The changes force universities to provide courses with less revenue per student than currently. Each university will have to look carefully at how it can continue such courses.

The big risk of these reforms is that the conflict between student incentives and university incentives could lead to a mismatch. The combined revenue from Government and student for some courses the Government wants to expand, such as engineering and maths, will fall. The revenue for others targeted for big increases in student charges will rise – making these more attractive to universities.

It is a rare person who switches from accounting to social work for the money.

Previous experiments with lower charges have not been successful in generating a change in demand. Nor have similar structures in VET funding always worked as expected. These changes are larger and thus may have greater impact.

The Package includes notable elements to stimulate university education in the IRU heartland outside the major inner-city centres. This will be enabled through a renewed funding system that targets growth at regions least well supported with university places. The revamp to the main equity program, and the scholarship for outer regional students should further encourage take up. These are welcome initiatives following the work of the Napthine review and showing the Minister’s deep commitment to improvement.

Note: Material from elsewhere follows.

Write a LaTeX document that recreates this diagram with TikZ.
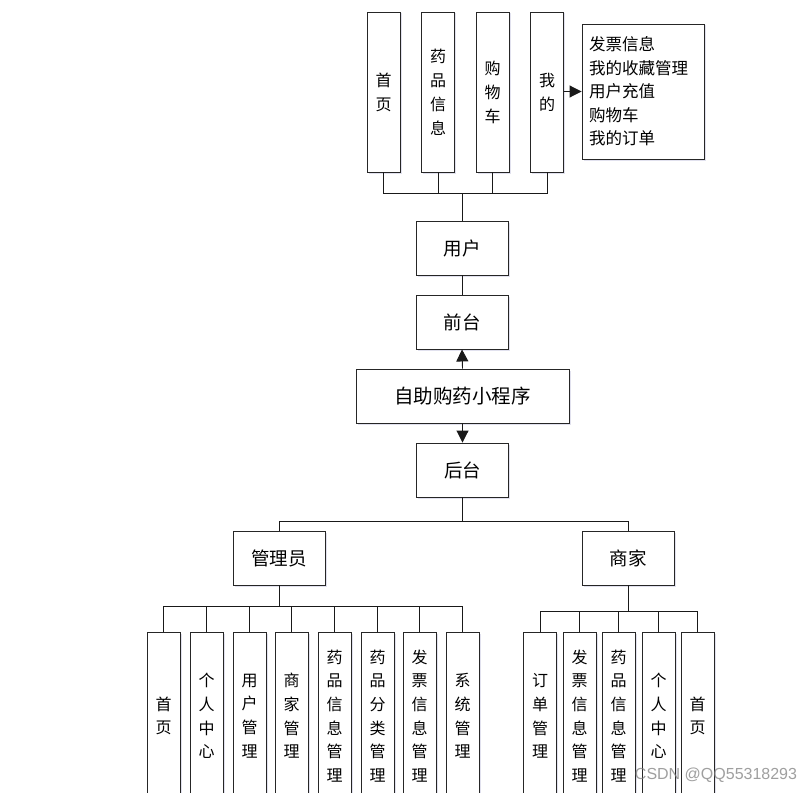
\documentclass[tikz,border=0pt]{standalone}
\usepackage{fontspec}
\setmainfont{Noto Sans CJK SC}
\newfontfamily\wmfont{Liberation Sans}
\usetikzlibrary{arrows.meta,shadows}
\begin{document}
\begin{tikzpicture}[x=1pt,y=-1pt,
  box/.style={draw=black!85, line width=0.9pt, fill=white, inner sep=0pt,
    drop shadow={shadow xshift=1.5pt, shadow yshift=-1.5pt, opacity=0.18, fill=blue!30!gray}},
  vbox/.style={box, minimum width=33pt, align=center, font=\fontsize{16}{24}\selectfont},
  topbox/.style={vbox, minimum height=160pt},
  botbox/.style={vbox, minimum height=168pt, font=\fontsize{16}{23.7}\selectfont},
  mainbox/.style={box, minimum width=92pt, minimum height=54pt, font=\fontsize{18.5}{20}\selectfont},
  link/.style={draw=black!90, line width=0.9pt},
  arr/.style={link, -{Triangle[length=12pt,width=12pt]}}
]
\useasboundingbox (0,0) rectangle (810,792);
\clip (0,0) rectangle (810,792);
\fill[white] (0,0) rectangle (810,792);

% top row
\node[topbox] (t1) at (383.5,92) {首\\页};
\node[topbox] (t2) at (438,92) {药\\品\\信\\息};
\node[topbox] (t3) at (492.5,92) {购\\物\\车};
\node[topbox] (t4) at (547,92) {我\\的};
\node[box, minimum width=122pt, minimum height=135pt, text width=108pt, align=left,
  font=\fontsize{16.5}{23.5}\selectfont] (list) at (643,91.5)
  {发票信息\\我的收藏管理\\用户充值\\购物车\\我的订单};

% middle column
\node[mainbox] (user) at (462,248) {用户};
\node[mainbox] (front) at (462,322) {前台};
\node[box, minimum width=213pt, minimum height=54pt, font=\fontsize{19.5}{22}\selectfont] (app) at (462.5,396) {自助购药小程序};
\node[mainbox] (back) at (462.5,470) {后台};
\node[mainbox] (admin) at (279,558) {管理员};
\node[mainbox] (shop) at (628,558) {商家};

% admin row
\node[botbox] (a1) at (163.5,716) {首\\页};
\node[botbox] (a2) at (206.5,716) {个\\人\\中\\心};
\node[botbox] (a3) at (249.5,716) {用\\户\\管\\理};
\node[botbox] (a4) at (291.5,716) {商\\家\\管\\理};
\node[botbox] (a5) at (334.5,716) {药\\品\\信\\息\\管\\理};
\node[botbox] (a6) at (377.5,716) {药\\品\\分\\类\\管\\理};
\node[botbox] (a7) at (419.5,716) {发\\票\\信\\息\\管\\理};
\node[botbox] (a8) at (462.5,716) {系\\统\\管\\理};

% shop row
\node[botbox] (s1) at (540,716) {订\\单\\管\\理};
\node[botbox] (s2) at (579.5,716) {发\\票\\信\\息\\管\\理};
\node[botbox] (s3) at (618.5,716) {药\\品\\信\\息\\管\\理};
\node[botbox] (s4) at (658.5,716) {个\\人\\中\\心};
\node[botbox] (s5) at (697.5,716) {首\\页};

% buses
\coordinate (tbus) at (462,193);
\coordinate (mbus) at (462.5,521);
\coordinate (abus) at (279,606);
\coordinate (sbus) at (628,611);

% connectors
\foreach \n in {t1,t2,t3,t4} \draw[link] (\n.south) |- (tbus);
\draw[link] (tbus) -- (user.north);
\draw[link] (user.south) -- (front.north);
\draw[arr] (t4.east |- list.west) -- (list.west);
\draw[arr] (app.north) -- (front.south);
\draw[arr] (app.south) -- (back.north);
\draw[link] (back.south) -- (mbus);
\draw[link] (mbus) -| (admin.north);
\draw[link] (mbus) -| (shop.north);
\draw[link] (admin.south) -- (abus);
\foreach \n in {a1,a2,a3,a4,a5,a6,a7,a8} \draw[link] (\n.north) |- (abus);
\draw[link] (shop.south) -- (sbus);
\foreach \n in {s1,s2,s3,s4,s5} \draw[link] (\n.north) |- (sbus);

% watermark
\node[font=\wmfont\fontsize{16}{18}\selectfont, text=gray, opacity=0.75, inner sep=0pt] (wm) at (716,775) {CSDN @QQ55318293};
\end{tikzpicture}
\end{document}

The focus on education further cuts the link with research despite the sector’s commitment to both and the Government’s strengthened requirement that a university must involve high levels of both. The research systems are also under pressure due to loss of revenue to support them. They require financial support to ensure future capability across the breadth of human knowledge.

IRU Executive Director Conor King said:

“The IRU supports the Government’s effort to meet the growth in future demand. We have long pointed to the coming rise in the school leaver cohort, and now we have COVID-19 created demand for education. Opening up growth is a major step forward.

“The problem is the unintended consequences from the needed revamp of the funding and charging rates for different courses. There is a risk that it will become uneconomical for universities to provide some reduced-price courses that are currently run on small margins and we may have more students applying for courses that are being cut back.

“The IRU is concerned the changes were designed for universities in good financial health. The package does not recognise the multi-billion dollar hit to universities caused by COVID-19. The capacity to respond to the incentives the package creates will be limited through the drag of COVID deficits into future years.”